Somewhat counterintuitively, it seems as though more whiskies of great age or great rarity are being brought to market today than ever before. The same could be said of the number of younger releases that are of almost equally fine quality, making it a challenging task to narrow down a selection of the best newly released, top-end whiskies of the past 12 months.
For the purposes of this selection, though, I decided to focus largely on premium, limited-edition whiskies. One would presume such a list would be the exclusive territory of single malts, but there are some very well-aged grains and unique blends that also warrant coverage. My final list consists of those I feel stand out in their category or are an exceptional expression of a particular distillery.
It seems as though more whiskies of great age or great rarity are being brought to market today than ever before
Some are hard to categorise – House of Hazelwood’s A Singular Blend, for example, or one-of-a-kind casks like the Milton, both of which are not only extremely rare but also exceptional. Old whisky isn’t necessarily the best whisky – I have had plenty of great younger whiskies this year – but the older and rarer bottlings make me think further than the liquid itself, into the past and self-reflection. The best manage both to be contemplative and to boast exceptional flavour and balance. It’s these that I have savoured, remembered and written about here.
In compiling the list, I was struck by how much modern releases have changed. The great whiskies of the day are no longer only single malts – or even Scotch. Indeed, it would be remiss to ignore what’s going on outside of Scotland. Japan has been making whisky for nearly 100 years, for example, and other countries are also creating whisky that is beyond the quality one might expect – and more than enough to give Scotch a run for its money.
These whiskies remain the exceptions rather than the rule, however, and it is Scotch that still dominates for consistency of brilliance – not just in rare expressions but across the board. My selection covers whiskies from most areas of Scotland and the majority of flavour profiles – from the subtly smoky, to thick, viscous, heavily Sherry-influenced drams.

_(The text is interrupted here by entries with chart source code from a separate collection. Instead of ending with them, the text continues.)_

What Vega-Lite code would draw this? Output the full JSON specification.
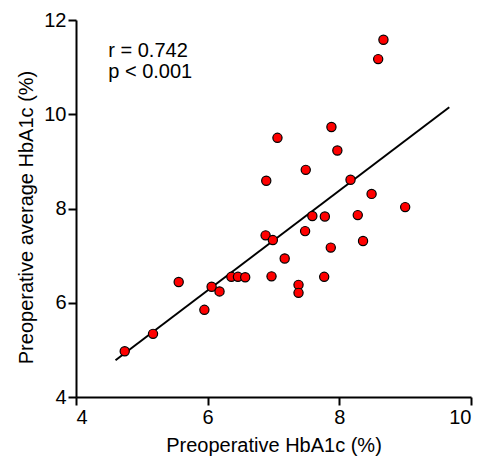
{
  "$schema": "https://vega.github.io/schema/vega-lite/v6.json",
  "width": 395,
  "height": 377,
  "autosize": "none",
  "padding": {"left": 76, "top": 20, "right": 12, "bottom": 62},
  "background": "white",
  "config": {
    "view": {"stroke": null},
    "font": "Liberation Sans",
    "axis": {
      "grid": false,
      "domainColor": "black",
      "domainWidth": 2,
      "tickColor": "black",
      "tickWidth": 2,
      "tickSize": 8,
      "labelColor": "black",
      "labelFont": "Liberation Sans",
      "labelFontSize": 20,
      "labelPadding": 2,
      "titleColor": "black",
      "titleFont": "Liberation Sans",
      "titleFontSize": 20,
      "titleFontWeight": "normal"
    }
  },
  "datasets": {
    "pts": [
      {"x": 8.67, "y": 11.58}, {"x": 8.59, "y": 11.17}, {"x": 7.88, "y": 9.73},
      {"x": 7.06, "y": 9.50}, {"x": 7.97, "y": 9.23}, {"x": 7.49, "y": 8.82},
      {"x": 6.89, "y": 8.59}, {"x": 8.17, "y": 8.61}, {"x": 8.49, "y": 8.31},
      {"x": 9.00, "y": 8.03}, {"x": 7.59, "y": 7.84}, {"x": 7.78, "y": 7.83},
      {"x": 8.28, "y": 7.86}, {"x": 7.48, "y": 7.52}, {"x": 6.88, "y": 7.43},
      {"x": 6.99, "y": 7.33}, {"x": 8.36, "y": 7.31}, {"x": 7.87, "y": 7.17},
      {"x": 7.17, "y": 6.94}, {"x": 6.36, "y": 6.55}, {"x": 6.46, "y": 6.55},
      {"x": 6.57, "y": 6.54}, {"x": 6.97, "y": 6.56}, {"x": 7.77, "y": 6.55},
      {"x": 5.56, "y": 6.44}, {"x": 6.06, "y": 6.34}, {"x": 6.18, "y": 6.24},
      {"x": 7.38, "y": 6.38}, {"x": 7.38, "y": 6.21}, {"x": 5.95, "y": 5.85},
      {"x": 5.17, "y": 5.34}, {"x": 4.74, "y": 4.97}
    ],
    "fit": [
      {"x": 4.60, "y": 4.78},
      {"x": 9.67, "y": 10.15}
    ],
    "notes": [
      {"x": 4.49, "y": 11.22, "label": "r = 0.742"},
      {"x": 4.49, "y": 10.76, "label": "p < 0.001"}
    ]
  },
  "layer": [
    {
      "data": {"name": "fit"},
      "mark": {"type": "line", "color": "black", "strokeWidth": 2},
      "encoding": {
        "x": {"field": "x", "type": "quantitative", "scale": {"domain": [4, 10], "nice": false, "zero": false},
              "axis": {"values": [4, 6, 8, 10], "format": "d", "title": "Preoperative HbA1c (%)", "titlePadding": 8}},
        "y": {"field": "y", "type": "quantitative", "scale": {"domain": [4, 12], "nice": false, "zero": false},
              "axis": {"values": [4, 6, 8, 10, 12], "format": "d", "title": "Preoperative average HbA1c (%)", "titlePadding": 7, "titleY": 197}}
      }
    },
    {
      "data": {"name": "pts"},
      "mark": {"type": "point", "filled": true, "fill": "#ff0000", "stroke": "black", "strokeWidth": 1.2, "opacity": 1, "size": 85},
      "encoding": {
        "x": {"field": "x", "type": "quantitative"},
        "y": {"field": "y", "type": "quantitative"}
      }
    },
    {
      "data": {"name": "notes"},
      "mark": {"type": "text", "align": "left", "baseline": "alphabetic", "fontSize": 20, "font": "Liberation Sans", "color": "black"},
      "encoding": {
        "x": {"field": "x", "type": "quantitative"},
        "y": {"field": "y", "type": "quantitative"},
        "text": {"field": "label"}
      }
    }
  ]
}
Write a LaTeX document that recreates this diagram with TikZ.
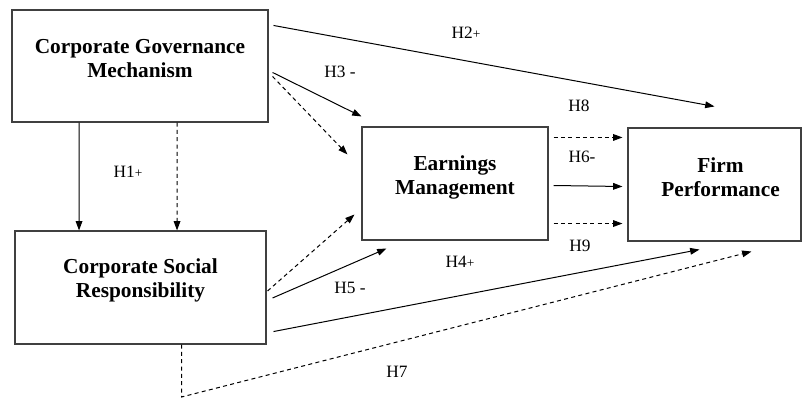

In any year, it is unusual to find a host of whiskies scoring over 90 points. Scoring in whisky is tougher than in wine – 100-point whiskies exist in heaven only – and despite their quality, none here gains more than 97. Nonetheless, I found myself more than doubling my cache of whiskies scoring 90+ points this year. Some of these rare expressions are sold on allocation or sell out very quickly on release and will no longer be on the market. They do tend to find their way on to the secondary market, though, and while I can’t speculate on how much they might fetch, they will be incredible to drink for those lucky enough to acquire them.